The contemporary war film (say, post Saving Private Ryan and The Thin Red Line as a duo) has a pretty recognizable pattern. There are characters, and like the classic war film, they are easily typed. There's a joker, a serious guy, some corn-fed dude who just wants to make it home to mama, the Brooklyn kid, and whatever else on down the line. Each of those characters have their own story beats, and those beats happen in the wax and wane of combat and down time. As the film goes on, the characters's exteriors break down, and we start to see some kind of universal and shared vulnerable humanity within them (or we see the absolute void of nothingness, a simple reversal on the expected warmth in the heart of all men).

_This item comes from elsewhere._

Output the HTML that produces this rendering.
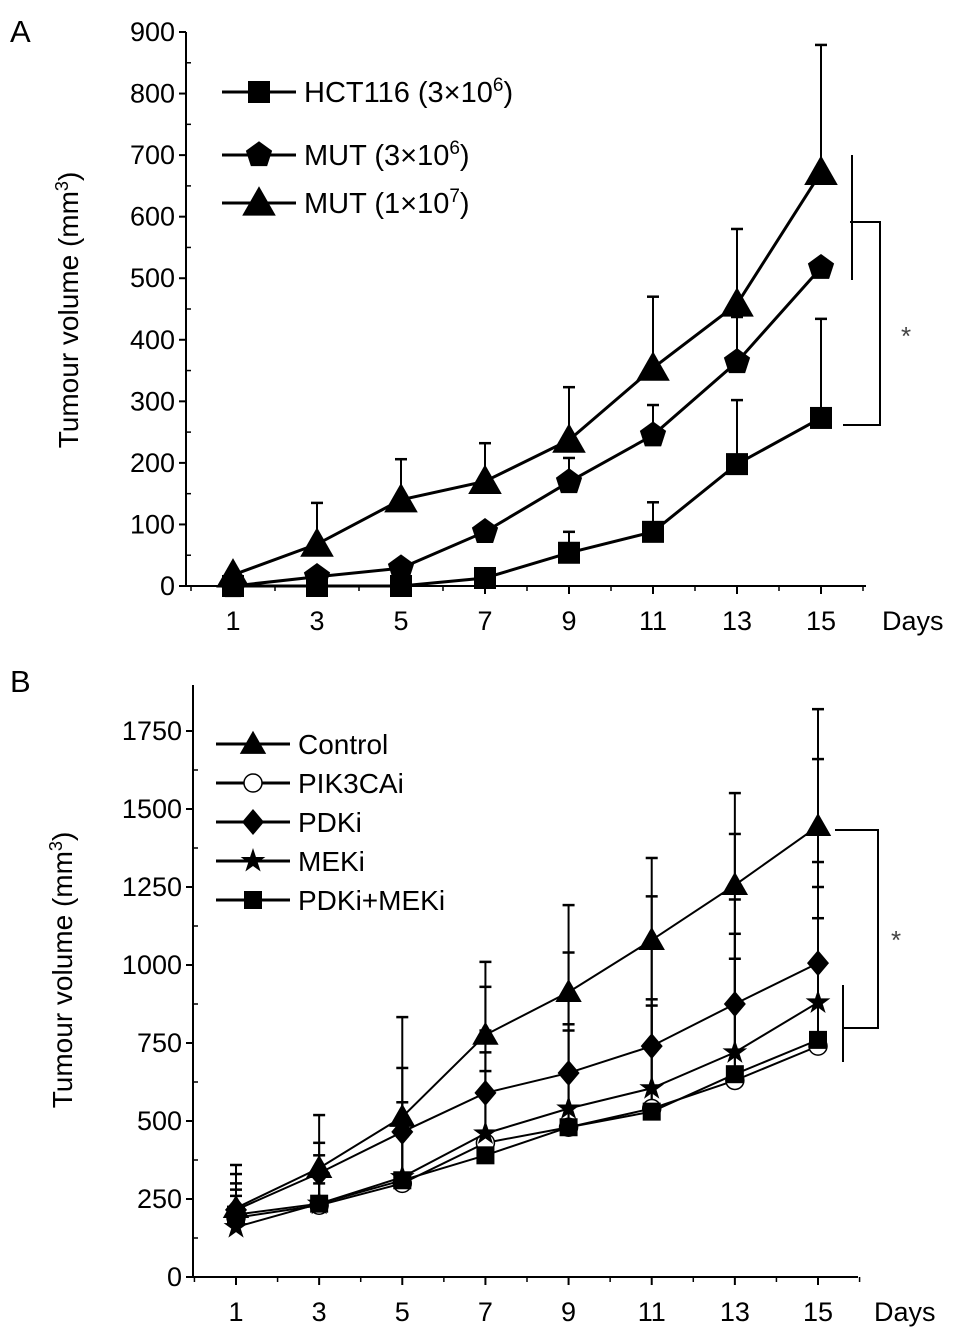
<!DOCTYPE html>
<html><head><meta charset="utf-8"><style>
html,body{margin:0;padding:0;background:#fff}
svg{display:block;font-family:"Liberation Sans",sans-serif}
</style></head><body>
<svg id="svg" width="969" height="1337" viewBox="0 0 969 1337">
<g id="A"></g>
<g id="B"></g>
</svg>
<script>
const days = [1,3,5,7,9,11,13,15];
// Panel A
const aHct = [0,0,0,13,54,88,198,273];
const aHctErr = [0,0,0,0,88,136,302,434];
const aMut3 = [0,15,29,88,169,245,364,517];
const aMut3Err = [0,0,0,0,208,294,437,517];
const aMut7 = [18,68,140,170,237,354,458,672];
const aMut7Err = [18,135,206,232,323,470,580,879];
const aTicks = [0,100,200,300,400,500,600,700,800,900];
// Panel B
const bControl = [221,349,513,776,913,1080,1256,1445];
const bControlErr = [359,519,833,1010,1192,1343,1551,1820];
const bPik = [190,230,300,430,480,540,630,740];
const bPikErr = [260,300,450,720,810,890,1020,1150];
const bPdk = [215,333,465,590,654,740,875,1006];
const bPdkErr = [330,430,670,930,1040,1220,1420,1660];
const bMek = [160,235,320,460,540,605,720,880];
const bMekErr = [300,390,560,790,900,1080,1210,1330];
const bCombo = [200,235,310,390,480,530,650,760];
const bComboErr = [280,320,480,660,790,870,1100,1250];
const bTicks = [0,250,500,750,1000,1250,1500,1750];

const NS='http://www.w3.org/2000/svg';
function mk(parent,tag,attrs,text){const e=document.createElementNS(NS,tag);for(const k in attrs)e.setAttribute(k,attrs[k]);if(text!==undefined)e.textContent=text;parent.appendChild(e);return e;}

function marker(g,type,x,y,s){
  let e;
  if(type==='square'){e=mk(g,'rect',{x:x-s,y:y-s,width:2*s,height:2*s,fill:'#000'});}
  else if(type==='triangle'){e=mk(g,'polygon',{points:`${x},${y-s*1.2} ${x-s*1.2},${y+s*0.9} ${x+s*1.2},${y+s*0.9}`,fill:'#000'});}
  else if(type==='pentagon'){let p=[];for(let i=0;i<5;i++){const a=-Math.PI/2+i*2*Math.PI/5;p.push((x+s*1.15*Math.cos(a))+','+(y+s*1.15*Math.sin(a)));}e=mk(g,'polygon',{points:p.join(' '),fill:'#000'});}
  else if(type==='circle'){e=mk(g,'circle',{cx:x,cy:y,r:s,fill:'#fff',stroke:'#000','stroke-width':1.5});}
  else if(type==='diamond'){e=mk(g,'polygon',{points:`${x},${y-s*1.3} ${x+s*1.1},${y} ${x},${y+s*1.3} ${x-s*1.1},${y}`,fill:'#000'});}
  else if(type==='star'){let p=[];for(let i=0;i<10;i++){const r=i%2?s*0.5:s*1.3;const a=-Math.PI/2+i*Math.PI/5;p.push((x+r*Math.cos(a))+','+(y+r*Math.sin(a)));}e=mk(g,'polygon',{points:p.join(' '),fill:'#000'});}
  return e;
}

function panel(gid,cfg){
  const g=document.getElementById(gid);
  const X=d=>cfg.x0+(d-1)/14*(cfg.x1-cfg.x0);
  const Y=v=>cfg.yb-(v/cfg.ymax)*(cfg.yb-cfg.ytopVal);
  let e=mk(g,'line',{x1:cfg.ax,y1:cfg.axTop,x2:cfg.ax,y2:cfg.yb,stroke:'#000','stroke-width':2});
  
  e=mk(g,'line',{x1:cfg.ax,y1:cfg.yb,x2:cfg.axRight,y2:cfg.yb,stroke:'#000','stroke-width':2});
  
  cfg.ticks.forEach((t,i)=>{
    const y=Y(t);
    mk(g,'line',{x1:cfg.ax-7,y1:y,x2:cfg.ax,y2:y,stroke:'#000','stroke-width':2});
    if(i<cfg.ticks.length-1)mk(g,'line',{x1:cfg.ax,y1:Y(t+cfg.ticks[1]/2),x2:cfg.ax+5,y2:Y(t+cfg.ticks[1]/2),stroke:'#000','stroke-width':1.5});
    const tx=mk(g,'text',{x:cfg.ax-11,y:y+9,'text-anchor':'end','font-size':27},String(t));
    
  });
  if(cfg.extraTop){mk(g,'line',{x1:cfg.ax,y1:Y(cfg.extraTop),x2:cfg.ax+5,y2:Y(cfg.extraTop),stroke:'#000','stroke-width':1.5});}
  days.forEach(d=>{
    const x=X(d);
    mk(g,'line',{x1:x,y1:cfg.yb,x2:x,y2:cfg.yb+8,stroke:'#000','stroke-width':2});
    mk(g,'line',{x1:x+(X(3)-X(1))/2,y1:cfg.yb,x2:x+(X(3)-X(1))/2,y2:cfg.yb+5,stroke:'#000','stroke-width':1.5});
    const tx=mk(g,'text',{x:x,y:cfg.yb+44,'text-anchor':'middle','font-size':27},String(d));
    
  });
  mk(g,'line',{x1:X(0),y1:cfg.yb,x2:X(0),y2:cfg.yb+5,stroke:'#000','stroke-width':1.5});
  let t=mk(g,'text',{x:cfg.daysX,y:cfg.yb+44,'font-size':27},'Days');
  
  t=mk(g,'text',{x:0,y:0,'font-size':28,'text-anchor':'middle',transform:`translate(${cfg.ytx},${cfg.yty}) rotate(-90)`});
  t.innerHTML='Tumour volume (mm<tspan dy="-10" font-size="18">3</tspan><tspan dy="10">)</tspan>';
  
  t=mk(g,'text',{x:cfg.lx,y:cfg.ly,'font-size':31},cfg.letter);
  
  cfg.series.forEach(s=>{
    const sg=mk(g,'g',{});
    
    days.forEach((d,i)=>{
      if(s.err[i]<=s.vals[i])return;
      const x=X(d);
      mk(sg,'line',{x1:x,y1:Y(s.vals[i]),x2:x,y2:Y(s.err[i]),stroke:'#000','stroke-width':2});
      mk(sg,'line',{x1:x-6,y1:Y(s.err[i]),x2:x+6,y2:Y(s.err[i]),stroke:'#000','stroke-width':2.5});
    });
  });
  cfg.series.forEach(s=>{
    const sg=mk(g,'g',{});
    
    const p=mk(sg,'polyline',{points:days.map((d,i)=>X(d)+','+Y(s.vals[i])).join(' '),fill:'none',stroke:'#000','stroke-width':s.lw||3});
    
    days.forEach((d,i)=>{
      const m=marker(sg,s.marker,X(d),Y(s.vals[i]),s.size);
      
    });
  });
  cfg.series.slice().sort((a,b)=>a.lorder-b.lorder).forEach(s=>{
    const lg=mk(g,'g',{});
    
    const y=cfg.legYs[s.lorder];
    mk(lg,'line',{x1:cfg.legX,y1:y,x2:cfg.legX+74,y2:y,stroke:'#000','stroke-width':3});
    marker(lg,s.marker,cfg.legX+37,y,s.size);
    const tx=mk(lg,'text',{x:cfg.legX+82,y:y+10,'font-size':cfg.legFont});
    tx.innerHTML=s.label;
  });
  return {X,Y,g};
}

const A=panel('A',{x0:233,x1:821,ax:186,axTop:32,axRight:866,yb:586,ymax:900,ytopVal:32,ticks:aTicks,daysX:882,ytx:78,yty:310,letter:'A',lx:10,ly:42,
  legX:222,legYs:[92,155,203],legFont:29,
  series:[
    {name:'hct116',label:'HCT116 (3×10<tspan dy="-11" font-size="19">6</tspan><tspan dy="11">)</tspan>',vals:aHct,err:aHctErr,marker:'square',size:11,lorder:0},
    {name:'mut-3e6',label:'MUT (3×10<tspan dy="-11" font-size="19">6</tspan><tspan dy="11">)</tspan>',vals:aMut3,err:aMut3Err,marker:'pentagon',size:12,lorder:1},
    {name:'mut-1e7',label:'MUT (1×10<tspan dy="-11" font-size="19">7</tspan><tspan dy="11">)</tspan>',vals:aMut7,err:aMut7Err,marker:'triangle',size:14,lorder:2}
  ]});
const B=panel('B',{x0:236,x1:818,ax:193,axTop:685,axRight:858,yb:1277,ymax:1750,ytopVal:731,ticks:bTicks,daysX:874,ytx:72,yty:970,letter:'B',lx:10,ly:692,
  legX:216,legYs:[744,783,822,861,900],legFont:28,
  series:[
    {name:'pik3cai',label:'PIK3CAi',vals:bPik,err:bPikErr,marker:'circle',size:9,lorder:1,lw:2},
    {name:'pdki-meki',label:'PDKi+MEKi',vals:bCombo,err:bComboErr,marker:'square',size:9,lorder:4,lw:2},
    {name:'meki',label:'MEKi',vals:bMek,err:bMekErr,marker:'star',size:10,lorder:3,lw:2},
    {name:'pdki',label:'PDKi',vals:bPdk,err:bPdkErr,marker:'diamond',size:10,lorder:2,lw:2},
    {name:'control',label:'Control',vals:bControl,err:bControlErr,marker:'triangle',size:11,lorder:0,lw:2}
  ]});

function sig(g,pts,vline,ax,ay){
  const b=mk(g,'polyline',{points:pts,fill:'none',stroke:'#000','stroke-width':2});
  
  const v=mk(g,'line',{x1:vline[0],y1:vline[1],x2:vline[0],y2:vline[2],stroke:'#000','stroke-width':2});
  
  const t=mk(g,'text',{x:ax,y:ay,'font-size':26,fill:'#444'},'*');
  
}
sig(A.g,'850,222 880,222 880,425 843,425',[852,155,280],901,345);
sig(B.g,'835,830 878,830 878,1028 843,1028',[843,985,1062],891,949);
</script>
</body></html>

Battlefield 1, by virtue of its gameplay-to-cutscene-to-gameplay structure, just doesn't have the time for its characters to develop. They don't get the down time, because what is "down time" in film (say, when they're camping out at night) isn't in a game cutscene because a cutscene needs to have action and move the plot forward. It's a weird moment where how games are forced to work is sort of stutter-stepped with what films can do.

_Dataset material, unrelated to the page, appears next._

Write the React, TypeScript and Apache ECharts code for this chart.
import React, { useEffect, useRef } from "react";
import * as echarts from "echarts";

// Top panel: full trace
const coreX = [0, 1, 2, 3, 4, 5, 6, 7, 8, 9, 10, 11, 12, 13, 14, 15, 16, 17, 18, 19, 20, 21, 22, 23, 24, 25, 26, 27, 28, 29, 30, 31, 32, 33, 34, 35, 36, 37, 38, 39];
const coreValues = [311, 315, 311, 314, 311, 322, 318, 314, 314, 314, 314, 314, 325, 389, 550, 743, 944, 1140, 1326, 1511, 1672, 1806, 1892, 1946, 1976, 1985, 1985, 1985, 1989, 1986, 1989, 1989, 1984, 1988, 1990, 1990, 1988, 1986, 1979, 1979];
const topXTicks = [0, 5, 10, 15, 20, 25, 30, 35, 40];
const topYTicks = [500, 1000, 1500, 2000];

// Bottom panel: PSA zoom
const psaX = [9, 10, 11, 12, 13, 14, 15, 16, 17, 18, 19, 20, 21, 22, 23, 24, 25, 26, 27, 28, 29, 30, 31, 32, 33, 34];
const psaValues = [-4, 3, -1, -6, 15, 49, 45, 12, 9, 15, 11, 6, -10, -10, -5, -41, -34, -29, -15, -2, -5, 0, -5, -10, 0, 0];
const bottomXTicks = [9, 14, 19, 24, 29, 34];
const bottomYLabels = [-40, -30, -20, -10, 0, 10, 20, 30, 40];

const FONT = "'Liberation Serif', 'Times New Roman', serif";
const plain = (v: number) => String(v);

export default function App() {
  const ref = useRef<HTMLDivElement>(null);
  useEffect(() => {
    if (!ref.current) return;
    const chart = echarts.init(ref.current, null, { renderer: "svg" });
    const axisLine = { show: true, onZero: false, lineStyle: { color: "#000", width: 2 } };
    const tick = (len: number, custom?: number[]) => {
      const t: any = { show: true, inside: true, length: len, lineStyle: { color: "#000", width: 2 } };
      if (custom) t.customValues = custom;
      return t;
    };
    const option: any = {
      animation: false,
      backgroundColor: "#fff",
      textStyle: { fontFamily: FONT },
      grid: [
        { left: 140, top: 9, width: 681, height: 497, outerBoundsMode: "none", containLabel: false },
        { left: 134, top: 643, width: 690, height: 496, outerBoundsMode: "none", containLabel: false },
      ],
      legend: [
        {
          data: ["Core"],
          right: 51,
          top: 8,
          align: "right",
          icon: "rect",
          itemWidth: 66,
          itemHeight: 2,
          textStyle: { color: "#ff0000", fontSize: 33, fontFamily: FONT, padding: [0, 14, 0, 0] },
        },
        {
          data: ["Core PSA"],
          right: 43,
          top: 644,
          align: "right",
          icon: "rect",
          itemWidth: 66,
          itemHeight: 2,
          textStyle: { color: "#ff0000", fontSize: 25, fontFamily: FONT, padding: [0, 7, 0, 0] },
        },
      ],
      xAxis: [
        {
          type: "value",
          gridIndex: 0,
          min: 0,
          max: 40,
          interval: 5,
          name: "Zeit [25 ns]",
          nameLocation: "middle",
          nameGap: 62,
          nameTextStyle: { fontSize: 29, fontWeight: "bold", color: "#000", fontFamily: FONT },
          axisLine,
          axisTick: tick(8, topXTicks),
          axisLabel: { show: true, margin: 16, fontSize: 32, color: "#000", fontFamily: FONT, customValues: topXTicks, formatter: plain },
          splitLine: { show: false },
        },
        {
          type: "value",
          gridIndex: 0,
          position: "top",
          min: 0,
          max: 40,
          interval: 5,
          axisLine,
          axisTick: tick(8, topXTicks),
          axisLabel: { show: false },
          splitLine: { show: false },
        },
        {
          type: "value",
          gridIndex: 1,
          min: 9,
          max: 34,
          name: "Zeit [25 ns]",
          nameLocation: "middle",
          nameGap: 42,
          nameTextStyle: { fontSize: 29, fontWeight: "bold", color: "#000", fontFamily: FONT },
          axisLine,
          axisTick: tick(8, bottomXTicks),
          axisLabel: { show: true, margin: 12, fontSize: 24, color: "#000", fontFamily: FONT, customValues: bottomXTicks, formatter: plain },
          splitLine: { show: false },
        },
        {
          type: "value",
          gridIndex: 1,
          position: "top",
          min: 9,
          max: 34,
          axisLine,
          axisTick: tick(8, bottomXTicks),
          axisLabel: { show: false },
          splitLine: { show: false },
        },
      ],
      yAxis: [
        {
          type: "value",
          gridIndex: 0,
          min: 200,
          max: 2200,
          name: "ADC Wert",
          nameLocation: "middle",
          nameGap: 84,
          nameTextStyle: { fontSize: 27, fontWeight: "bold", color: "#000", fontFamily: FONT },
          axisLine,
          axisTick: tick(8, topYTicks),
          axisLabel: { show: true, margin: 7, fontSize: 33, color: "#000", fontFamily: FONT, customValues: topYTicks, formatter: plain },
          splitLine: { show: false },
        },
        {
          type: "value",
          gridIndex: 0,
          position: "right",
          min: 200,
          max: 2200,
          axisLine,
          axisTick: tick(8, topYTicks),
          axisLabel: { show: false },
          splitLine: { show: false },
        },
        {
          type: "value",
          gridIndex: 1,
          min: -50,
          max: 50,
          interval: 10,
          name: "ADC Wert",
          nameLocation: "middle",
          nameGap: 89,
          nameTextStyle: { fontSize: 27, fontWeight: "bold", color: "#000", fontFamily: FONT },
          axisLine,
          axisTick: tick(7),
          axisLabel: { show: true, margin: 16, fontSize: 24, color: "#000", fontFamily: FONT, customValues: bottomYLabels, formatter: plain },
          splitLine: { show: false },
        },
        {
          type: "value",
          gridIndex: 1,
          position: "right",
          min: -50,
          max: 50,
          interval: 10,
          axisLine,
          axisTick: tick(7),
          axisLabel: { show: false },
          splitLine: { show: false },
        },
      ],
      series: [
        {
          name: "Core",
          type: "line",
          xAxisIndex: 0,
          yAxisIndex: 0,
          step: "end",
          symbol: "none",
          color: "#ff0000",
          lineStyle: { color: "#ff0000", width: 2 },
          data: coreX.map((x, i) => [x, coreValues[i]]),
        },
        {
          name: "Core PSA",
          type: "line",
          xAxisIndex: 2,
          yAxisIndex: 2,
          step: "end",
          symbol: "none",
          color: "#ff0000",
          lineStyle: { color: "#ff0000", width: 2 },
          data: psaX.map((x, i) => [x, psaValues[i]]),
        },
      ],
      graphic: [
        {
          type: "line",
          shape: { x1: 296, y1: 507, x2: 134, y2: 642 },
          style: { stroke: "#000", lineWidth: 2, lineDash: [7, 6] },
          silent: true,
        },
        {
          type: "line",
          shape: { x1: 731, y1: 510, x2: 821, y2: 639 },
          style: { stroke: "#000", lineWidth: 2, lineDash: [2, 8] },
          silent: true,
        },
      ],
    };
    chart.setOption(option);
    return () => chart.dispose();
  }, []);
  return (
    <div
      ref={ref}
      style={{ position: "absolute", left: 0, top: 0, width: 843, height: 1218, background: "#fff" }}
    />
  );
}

That doesn't stop the game, though, so instead it just barrels on and takes the peak moments from war films and plops them into the cutscenes. An Australian sniper is introduced to a young soldier who valorizes him. He hates this kid! Then, ten minutes later in the next cutscene, he has a moral responsibility to save this young man's life. We can see how this might happen in a film--a memory of himself as a kid here, watching another soldier die there, etc--but none of that development happens in the game. Emotional developments in the narrative happen by fiat because it's a war story and, well, emotional developments happen in war stories.

Honestly, it's almost surreal in how it works, and I can't think of any other game that so confidently performs a narrative while so clearly not giving a damn about the steps involved with making a narrative work. And, to be clear, it does work. The actors carry it in the moments that they have, and the unrelenting pace means that you don't have a whole hell of a lot of time to think about things being incongruent.

Battlefield 1's story is like driving a car across the country, popping the hood, and then realizing that there isn't an engine in there. You still drove across the country, and the car still works, but you're mystified by how you accomplished your journey with so many missing pieces.